Muhammad Chibib pleaded with the marine colonel, coaxing him a little further down the street to another house.

Behind him a family of seven stood at their gate, clutching their first fresh food and water in days.

"Please colonel, you have just one more family here," said Chibib, a staff member with the Iraqi Red Crescent Society which only on Wednesday set up offices in the shattered city of Falluja. 

For the first time since a massive US-led assault was launched against the city, Red Crescent aid has just reached those Iraqis who were unable to escape in the weeks leading up to the offensive and who were trapped in their homes. 

Six houses down, a man emerged with his wife and three children, according to an AFP photographer. More aid boxes were handed out, and then the man pointed towards another nearby house. 

Impromptu aid mission

Colonel Craig Tucker, whose patrol had stumbled on the first
family and sent for the Red Crescent to come, paused. This impromptu aid mission was not planned and his marines were strung out along one of Falluja's still dangerous streets. 

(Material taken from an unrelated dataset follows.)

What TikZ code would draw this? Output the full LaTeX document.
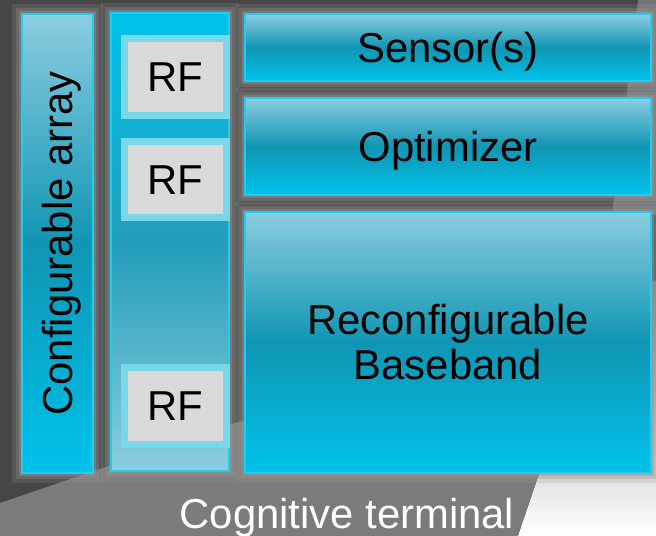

More than 2000 people died in the
Falluja offensive

"Okay, okay. We'll go," he said. 

His marines took the lead, securing the road before the Red Crescent ambulance pulled a little further forward. Down the road, an old man emerged with only a shabby bathrobe to protect him against the biting cold. 

"I am alone. Please, I have no food, nothing, it's very hard for
me," he cried as the convoy reached him. 

Staying home

Like others before him, the old man knew another house where Iraqis have huddled, waiting out the fighting that engulfed their city. 

The army and the Red Crescent
agreed to confer twice a day

Two young brothers hung a white scrap of cloth from their gate. "When the fighting started in Falluja we knew we had to stay in the house. We could not move. If I died, I died in my house," said one of the young men. 

"We're so happy to see you because we have only flour to mix with water." 

The Red Crescent's Falluja coordinator, Jotiar Nafaa, estimates that between 150 and 175 families are left in the city that once had a population of 300,000. 

Most residents fled to Baghdad or the surrounding countryside as the showdown between armed fighters and US-led forces built towards its inevitable eruption. 

According to Iraq's interim national security adviser Qasim Dawud, more than 2000 people died in the assault. It is unknown how many were civilians.

Requesting immediate access

Nafaa, in his first meeting on Thursday with Colonel Gary
Montgomery, the officer appointed by the military to help coordinate the Red Crescent's aid efforts, argued that his staffers had to have almost immediate access to the bodies. 

"When the fighting started in Falluja we knew we had to stay in the house. We could not move. If I died, I died in my house"

Falluja resident

"There are a big number of people coming to our offices in Baghdad and asking about their missing people ... Every 10 or 15 minutes there is a phone call from a different place" asking about the situation, he said. 

Nafaa pushed for a trip into the city on Thursday, saying his staff were frustrated by their inaction. Montgomery did not reject the idea, but it seemed unlikely; the city was still plagued by occasional sniper attacks. 

Only two days ago, residents trying to make their way to an aid distribution centre in a mosque came under fire, forcing authorities to impose a 24-hour curfew. The source of the fire remained unclear.

Montgomery assured Nafaa the curfew would be lifted soon. Nafaa tried to negotiate the entry of another aid convoy into the city. 

The colonel would later acknowledge that the Red Crescent was frustrated with the military, but said steps had been made during the meeting. 

Establishing contact

Both sides had agreed to talk at least twice a day, and
establishing a single point of contact with the military would
hopefully cut out some of the confusion. 

Most Falluja structures have been
destroyed, say residents

"It should start getting better. We weren't getting the answers we needed from them and they weren't getting what they wanted from us and it was making them frustrated," he said. 

Out in the street a visibly angered Chibib said the Red Crescent had to try everything possible to see people still hiding in the city, because "no one can go in the street and come to us to ask for help". 

"We know there are people who have nothing," he said, calling back to one of the families who the Red Crescent did reach. 
"Don't worry, we're coming back," he said.